A fresh move into eastern Ukraine by Russian forces in support of separatist fighters is rattling Eastern Europe, and Obama will reassure NATO‘s Baltic members Estonia, Latvia and Lithuania that the alliance will stand with them, should Moscow turn its attention to them.
It will be the second visit ever to Estonia by an American president, following George W. Bush’s 2006 stop there.

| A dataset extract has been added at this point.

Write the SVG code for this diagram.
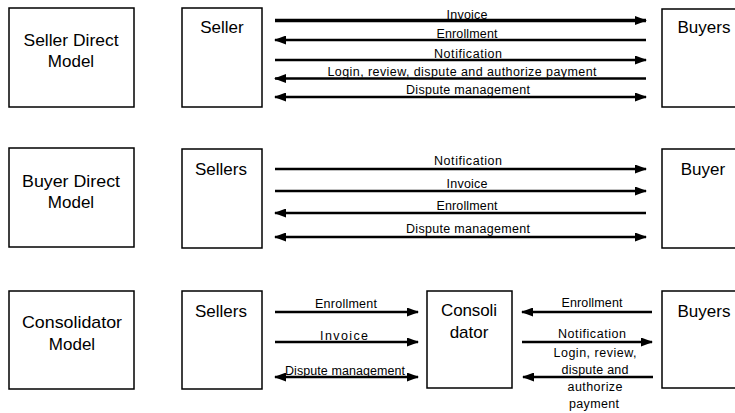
<svg xmlns="http://www.w3.org/2000/svg" width="735" height="413" viewBox="0 0 735 413">
<style>
.box{fill:#fff;stroke:#000;stroke-width:1.5}
.nt{font-family:"Liberation Sans",Arial,sans-serif;font-size:17px;fill:#000;text-anchor:middle}
.lb{font-family:"Liberation Sans",Arial,sans-serif;font-size:12.5px;fill:#000;text-anchor:middle}
.ln{stroke:#000;stroke-width:2.5;fill:none}
.thick{stroke-width:3.5}
.r{marker-end:url(#ah)}
.l{marker-start:url(#ah)}
.b{marker-start:url(#ah);marker-end:url(#ah)}
</style>
<defs>
<marker id="ah" viewBox="0 0 12 9" refX="11" refY="4.5" markerWidth="12" markerHeight="9" markerUnits="userSpaceOnUse" orient="auto-start-reverse">
<path d="M0,0 L12,4.5 L0,9 Z" fill="#000"/>
</marker>
</defs>
<rect width="735" height="413" fill="#fff"/>

<g id="seller-direct-model"><rect class="box" x="9" y="8" width="125" height="99"/><text class="nt" x="71" y="46" textLength="95" lengthAdjust="spacingAndGlyphs">Seller Direct</text><text class="nt" x="71" y="67">Model</text></g>
<g id="seller-1"><rect class="box" x="182" y="8" width="80" height="99"/><text class="nt" x="222" y="33">Seller</text></g>
<g id="buyers-1"><rect class="box" x="662" y="9" width="90" height="98"/><text class="nt" x="704" y="33">Buyers</text></g>

<g id="buyer-direct-model"><rect class="box" x="9" y="148" width="125" height="99"/><text class="nt" x="71" y="187" textLength="98" lengthAdjust="spacingAndGlyphs">Buyer Direct</text><text class="nt" x="71" y="208">Model</text></g>
<g id="sellers-2"><rect class="box" x="182" y="149" width="80" height="99"/><text class="nt" x="221" y="175">Sellers</text></g>
<g id="buyer-2"><rect class="box" x="662" y="149" width="90" height="99"/><text class="nt" x="703" y="175">Buyer</text></g>

<g id="consolidator-model"><rect class="box" x="9" y="291" width="125" height="98"/><text class="nt" x="72" y="328" textLength="100" lengthAdjust="spacingAndGlyphs">Consolidator</text><text class="nt" x="72" y="350">Model</text></g>
<g id="sellers-3"><rect class="box" x="182" y="291" width="80" height="98"/><text class="nt" x="221" y="317">Sellers</text></g>
<g id="consolidator"><rect class="box" x="427" y="291" width="85" height="97"/><text class="nt" x="469" y="316" textLength="56" lengthAdjust="spacing">Consoli</text><text class="nt" x="469" y="338">dator</text></g>
<g id="buyers-3"><rect class="box" x="662" y="291" width="90" height="97"/><text class="nt" x="704" y="317">Buyers</text></g>

<g id="connectors">
<g><line class="ln thick r" x1="275" y1="20.5" x2="646" y2="20.5"/><text class="lb" x="467" y="19" textLength="41">Invoice</text></g>
<g><line class="ln l" x1="275" y1="40" x2="646" y2="40"/><text class="lb" x="467" y="38" textLength="61">Enrollment</text></g>
<g><line class="ln r" x1="275" y1="60" x2="646" y2="60"/><text class="lb" x="468" y="58" textLength="68">Notification</text></g>
<g><line class="ln l" x1="275" y1="78.5" x2="646" y2="78.5"/><text class="lb" x="462" y="76" textLength="269">Login, review, dispute and authorize payment</text></g>
<g><line class="ln b" x1="275" y1="97" x2="646" y2="97"/><text class="lb" x="468" y="94" textLength="124">Dispute management</text></g>

<g><line class="ln r" x1="275" y1="169" x2="646" y2="169"/><text class="lb" x="468" y="165" textLength="68">Notification</text></g>
<g><line class="ln r" x1="275" y1="191" x2="646" y2="191"/><text class="lb" x="467" y="188" textLength="41">Invoice</text></g>
<g><line class="ln l" x1="275" y1="213" x2="646" y2="213"/><text class="lb" x="467" y="210" textLength="61">Enrollment</text></g>
<g><line class="ln b" x1="275" y1="237" x2="646" y2="237"/><text class="lb" x="468" y="233" textLength="124">Dispute management</text></g>

<g><line class="ln r" x1="275" y1="312" x2="418" y2="312"/><text class="lb" x="346" y="308" textLength="62">Enrollment</text></g>
<g><line class="ln r" x1="275" y1="342" x2="418" y2="342"/><text class="lb" x="344" y="340" textLength="48">Invoice</text></g>
<g><line class="ln b" x1="275" y1="377" x2="418" y2="377"/><text class="lb" x="345" y="375" textLength="120">Dispute management</text></g>

<g><line class="ln l" x1="522" y1="312" x2="652" y2="312"/><text class="lb" x="592" y="307" textLength="61">Enrollment</text></g>
<g><line class="ln r" x1="522" y1="342" x2="652" y2="342"/><text class="lb" x="592" y="338" textLength="68">Notification</text></g>
<g><line class="ln l" x1="523" y1="377" x2="653" y2="377"/><text class="lb" x="595" y="357" textLength="83">Login, review,</text><text class="lb" x="595" y="374" textLength="67">dispute and</text><text class="lb" x="595" y="391" textLength="55">authorize</text><text class="lb" x="594" y="408" textLength="50">payment</text></g>
</g>
</svg>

Obama will meet all three Baltic leaders together and give a speech on Wednesday.
The White House said Obama will stress that the alliance’s Article Five commitment to the common defence of each member is an ironclad guarantee.
“Russia, don’t even think about messing around in Estonia or in any of the Baltic areas in the same way that you have been messing around in Ukraine,” Charles Kupchan, the senior White House director for European affairs, said on Friday in laying out Obama’s mission.

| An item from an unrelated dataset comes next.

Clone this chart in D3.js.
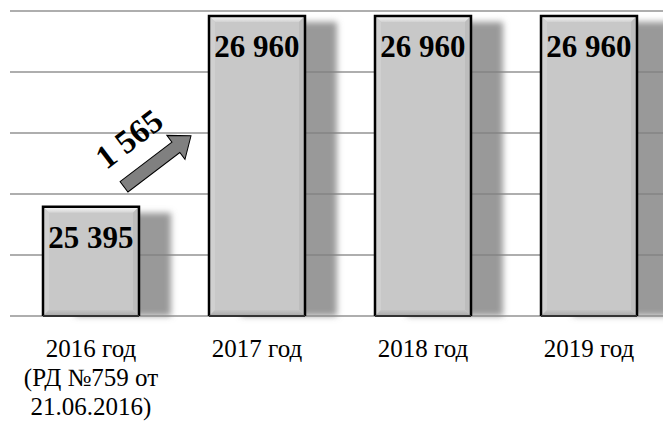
<!DOCTYPE html>
<html><head><meta charset="utf-8">
<script src="https://cdn.jsdelivr.net/npm/d3@7"></script>
<style>html,body{margin:0;padding:0;background:#fff;}svg{display:block;}
svg text{font-family:"Liberation Serif","Times New Roman",serif;}</style>
</head><body>
<div id="chart"></div>
<script>
const categories = ["2016 год\n(РД №759 от\n21.06.2016)", "2017 год", "2018 год", "2019 год"];
const values = [25395, 26960, 26960, 26960];
const valueLabels = ["25 395", "26 960", "26 960", "26 960"];
const gridTicks = [24500, 25000, 25500, 26000, 26500, 27000];

const W = 663, H = 421;
const svg = d3.select("#chart").append("svg").attr("width", W).attr("height", H);
const defs = svg.append("defs");
defs.append("filter").attr("id","blur").attr("x","-20%").attr("y","-20%").attr("width","140%").attr("height","140%")
  .append("feGaussianBlur").attr("stdDeviation", 3);
const gTop = defs.append("linearGradient").attr("id","bevTop").attr("x1",0).attr("y1",0).attr("x2",0).attr("y2",1);
gTop.append("stop").attr("offset","0%").attr("stop-color","#fafafa");
gTop.append("stop").attr("offset","100%").attr("stop-color","#d2d2d2");
const gBot = defs.append("linearGradient").attr("id","bevBot").attr("x1",0).attr("y1",0).attr("x2",0).attr("y2",1);
gBot.append("stop").attr("offset","0%").attr("stop-color","#c4c4c4");
gBot.append("stop").attr("offset","100%").attr("stop-color","#a8a8a8");

const x = d3.scaleBand().domain(categories).range([8, 672]).paddingInner(0.4217).paddingOuter(0.21085);
const y = d3.scaleLinear().domain([24500, 27000]).range([316, 11]);
const bw = x.bandwidth();

// shadows
svg.append("g").selectAll("rect").data(values).join("rect")
  .attr("x", (d,i) => x(categories[i]) + 32)
  .attr("y", d => y(d) + 6)
  .attr("width", bw)
  .attr("height", d => y(24500) - y(d) - 6)
  .attr("fill", "#999")
  .attr("filter", "url(#blur)");

// gridlines
svg.append("g").selectAll("line").data(gridTicks).join("line")
  .attr("x1", 10).attr("x2", W)
  .attr("y1", d => y(d)).attr("y2", d => y(d))
  .attr("stroke", "#808080").attr("stroke-opacity", 0.85).attr("stroke-width", 1.5);

// bars
const bars = svg.append("g").selectAll("g").data(values).join("g")
  .attr("transform", (d,i) => `translate(${x(categories[i])},${y(d)})`);
bars.append("rect").attr("width", bw).attr("height", d => y(24500) - y(d)).attr("fill", "#c8c8c8");
const bv = 6;
bars.append("path").attr("fill", "url(#bevTop)")
  .attr("d", d => `M0,0H${bw}L${bw-bv},${bv}H${bv}Z`);
bars.append("path").attr("fill", "#d0d0d0")
  .attr("d", d => { const h = y(24500) - y(d); return `M0,0L${bv},${bv}V${h-bv}L0,${h}Z`; });
bars.append("path").attr("fill", "#bdbdbd")
  .attr("d", d => { const h = y(24500) - y(d); return `M${bw},0L${bw-bv},${bv}V${h-bv}L${bw},${h}Z`; });
bars.append("path").attr("fill", "url(#bevBot)")
  .attr("d", d => { const h = y(24500) - y(d); return `M0,${h}L${bv},${h-bv}H${bw-bv}L${bw},${h}Z`; });
bars.append("path").attr("fill", "none").attr("stroke", "#000").attr("stroke-width", 2.5)
  .attr("d", d => { const h = y(24500) - y(d); return `M0,${h}V0H${bw}V${h}`; });
bars.append("line").attr("x1", 0).attr("x2", bw).attr("y1", d => y(24500) - y(d)).attr("y2", d => y(24500) - y(d))
  .attr("stroke", "#333").attr("stroke-width", 2);
bars.append("text").text((d,i) => valueLabels[i])
  .attr("x", bw/2).attr("y", 41)
  .attr("text-anchor", "middle")
  .attr("font-weight", "bold").attr("font-size", 31).attr("fill", "#000");

// category labels
svg.append("g").selectAll("text").data(categories).join("text")
  .attr("x", d => x(d) + bw/2).attr("y", 357)
  .attr("text-anchor", "middle")
  .attr("font-size", 25).attr("fill", "#000")
  .each(function(d){
    const t = d3.select(this);
    d.split("\n").forEach((ln, j) => {
      t.append("tspan").attr("x", x(d) + bw/2).attr("dy", j === 0 ? 0 : 29).text(ln);
    });
  });

// growth arrow
const diff = values[1] - values[0];
const diffLabel = d3.format(",")(diff).replace(/,/g, " ");
const ax0 = x(categories[0]) + bw - 15, ay0 = y(values[0]) - 20;
const ax1 = x(categories[1]) - 18, ay1 = y(values[0]) - 71;
const ang = Math.atan2(ay1 - ay0, ax1 - ax0) * 180 / Math.PI;
const len = Math.hypot(ax1 - ax0, ay1 - ay0);
const sw = 6.5, hw = 15, hl = 19;
const ag = svg.append("g").attr("transform", `translate(${ax0},${ay0}) rotate(${ang})`);
ag.append("path")
  .attr("d", `M0,${-sw}H${len-hl}V${-hw}L${len},0L${len-hl},${hw}V${sw}H0Z`)
  .attr("fill", "#808080").attr("stroke", "#000").attr("stroke-width", 1);
ag.append("text").text(diffLabel)
  .attr("x", 33).attr("y", -24)
  .attr("text-anchor", "middle")
  .attr("font-weight", "bold").attr("font-size", 33).attr("fill", "#000");
</script>
</body></html>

The NATO summit will put Obama in the same room with many European leaders who have joined with him in imposing economic sanctions on Moscow for its move into Ukraine and he has said Washington is considering stiffening those sanctions.
A focus of the summit will be to shift attention of the alliance toward the east as a bulwark against any Russian expansionism in Eastern Europe.
Ukraine has asked for NATO for membership, but there is no consensus within NATO for enlarging the alliance.